Dear all at IPC,

One of the children of the church asked me recently if I would preach a sermon on ‘how to get out of a bad mood’. It’s a brilliant question and one that we all struggle with at times. Our different personalities will come into play and some of us will be more prone to moodiness than others. For me, Sunday nights and Monday mornings are often difficult after a Sunday. There’s a heaviness that’s difficult to lift sometimes.

We mustn’t be naive about living as a Christian. There is great joy in knowing the Lord Jesus and we are commanded by the Apostle Paul to, ‘always be rejoicing’. Yet we know, accompanying that joy, there are many sorrows and heartaches. Joy and sadness can and do co-exist in the believers heart.

The Kingdom of God has come, but it has not come in fullness; there is a tension all the way through the New Testament of the ‘now’ and the ‘not yet’. We are not home yet, and we mustn’t expect heaven now. As we saw in our sermons on contentment, Philippians 4 teaches us that we can be content as Christians even in the hard and difficult times. As Christians, we must be realists and as Jesus said, ‘in this world you will have trouble’.

We also need to realise that sometimes being in a bad mood is a result of not getting enough sleep, not being active enough, or not getting enough food resulting in us ‘feeling hangry’. We are physical beings and so getting to bed on time, not lazing round the house, getting fresh air, eating regularly are good gifts of God, to help us and sustain us. It is one of the reasons why taking the Lord’s Day each week, resting from your work, allowing yourself to switch off is not only for your spiritual good but your physical health too.

We then need to see that God has given us emotions. It is right sometimes to be sad, and there are occasions when it is right to be angry. The Lord Jesus himself was described as ‘a man of sorrows’. Remember, he wept at the graveside of his friend. We see when he was confronted by stubborn unbelief and sin that he became righteously angry. We must not feel as Christians that we can’t express sadness and anger. As we keep reading the gospels, and keep meditating on Psalms, they are so helpful in showing us the healthy emotional life of a believer. We live in a world that is not as it is meant to be. Frustration has been written into this world by God to remind us we are looking for another world, for the new creation.
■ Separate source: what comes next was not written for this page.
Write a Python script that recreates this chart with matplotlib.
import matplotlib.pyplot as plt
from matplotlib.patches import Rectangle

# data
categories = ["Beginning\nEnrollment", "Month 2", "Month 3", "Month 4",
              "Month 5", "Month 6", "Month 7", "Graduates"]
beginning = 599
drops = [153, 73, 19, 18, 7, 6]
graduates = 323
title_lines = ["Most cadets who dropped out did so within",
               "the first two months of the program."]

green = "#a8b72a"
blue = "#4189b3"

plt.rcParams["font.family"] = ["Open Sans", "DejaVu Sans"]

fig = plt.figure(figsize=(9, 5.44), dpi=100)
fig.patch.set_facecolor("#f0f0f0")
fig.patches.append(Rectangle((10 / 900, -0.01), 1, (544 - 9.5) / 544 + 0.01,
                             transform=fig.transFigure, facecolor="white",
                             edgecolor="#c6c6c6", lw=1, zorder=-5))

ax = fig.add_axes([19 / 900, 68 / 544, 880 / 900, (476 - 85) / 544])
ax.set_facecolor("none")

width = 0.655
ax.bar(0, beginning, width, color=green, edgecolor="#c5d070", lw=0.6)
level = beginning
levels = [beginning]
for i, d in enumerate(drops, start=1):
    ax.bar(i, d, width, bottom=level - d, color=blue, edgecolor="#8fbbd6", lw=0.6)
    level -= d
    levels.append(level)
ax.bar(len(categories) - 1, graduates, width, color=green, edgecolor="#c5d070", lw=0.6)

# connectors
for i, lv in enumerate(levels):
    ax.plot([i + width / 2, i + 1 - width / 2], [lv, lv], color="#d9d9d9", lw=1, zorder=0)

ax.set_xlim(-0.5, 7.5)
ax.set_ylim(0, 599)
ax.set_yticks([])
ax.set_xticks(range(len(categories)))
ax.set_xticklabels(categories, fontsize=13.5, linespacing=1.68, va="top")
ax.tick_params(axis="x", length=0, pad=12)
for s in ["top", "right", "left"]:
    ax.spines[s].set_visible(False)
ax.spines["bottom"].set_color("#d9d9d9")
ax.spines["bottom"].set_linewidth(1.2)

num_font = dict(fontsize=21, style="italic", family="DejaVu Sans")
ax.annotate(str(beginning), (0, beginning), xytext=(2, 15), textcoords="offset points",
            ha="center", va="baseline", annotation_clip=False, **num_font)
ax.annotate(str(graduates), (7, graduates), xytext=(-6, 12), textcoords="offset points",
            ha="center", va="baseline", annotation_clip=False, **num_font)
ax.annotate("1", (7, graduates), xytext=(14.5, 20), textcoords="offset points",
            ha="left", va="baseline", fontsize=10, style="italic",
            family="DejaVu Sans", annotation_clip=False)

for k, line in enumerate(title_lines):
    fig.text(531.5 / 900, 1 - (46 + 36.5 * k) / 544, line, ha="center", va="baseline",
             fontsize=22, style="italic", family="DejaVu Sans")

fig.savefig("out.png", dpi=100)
Having said all that, there are times when we can get ourselves in a bad mood. It is often because of what someone else has done, but there are also those occasions when we don’t really know why we’re feeling so grumpy. How do we deal with ourselves at those times?

We need to recognise our tendency towards self pity, to feel we’ve been hard done by and wronged. It may well be that we were in the right but as we dwell on how we feel we’ve been badly treated, it can overwhelm us and grow. It can easily turn into anger with God that he is being unfair to us. Self pity is so dangerous because it can lead us into further sin, where we indulge ourselves thinking ‘I deserve this’ or ‘because of what has happened, it’s understandable that I can sin’.

The way out of a bad mood is to recognise it for what it is. Are there legitimate reasons why I’m feeling grumpy? Or is this because of my own sin and stubbornness? There are examples in the Psalms when the Psalmist goes to God with his complaints, he does’t hide them from God but takes them to him in prayer. I love the verse, ‘pour out your heart before me’ (Psalm 62:8). The true Christian finds themselves praying at times, ‘Lord, I don’t know why I feel like this but I do: please help me’.

We also need the truth of God’s word to shake us out of our self pity, to remind us of the ultimate realities. God is not against his people, but for them.

God also uses other people – parents or a spouse, or a good friend – but they will need to speak the truth to us, painful though that might be. Sometimes, even not allowing us to wallow in self pity. Jack Miller, who was an American Pastor, famously used to say, ‘Cheer up, you’re worse than you think’. There are times when we need to be prodded out of our moodiness and it’s one of the reasons God has given you a Church family to encourage you.

Ultimately we must look to Jesus: he is sympathetic, he is meek and lowly and humble in heart. He was awfully mistreated, he bore our sins and our sorrows. He was falsely accused, maligned, accused of things he was innocent of and yet he bore all of that for his people. He knows what it is to enter into a world that is unfair. We can entrust ourselves to him.

We ask him to take away our guilt, our sorrow and our shame. We pray his benediction back to him that he would make his face to shine upon us and be gracious to us. The Psalmist in Psalm 3:3 ‘You O Lord are a shield about me, my glory and the lifter of my head’. It has been my experience as it has been yours that God can lift your head. He can get you through. That isn’t always into unbridled joy though. It may be that you need more help, and there is no shame in asking for that from a Christian friend or a Dr. But to allow yourself to wallow in your self pity, will only bring harm and more sorrow.

We look to God and not ourselves, we turn away from self pity to serve others. We endeavour to stop thinking of ourselves and think more on Jesus Christ and his Cross because it is there that we find the answer to our sorrows and pain.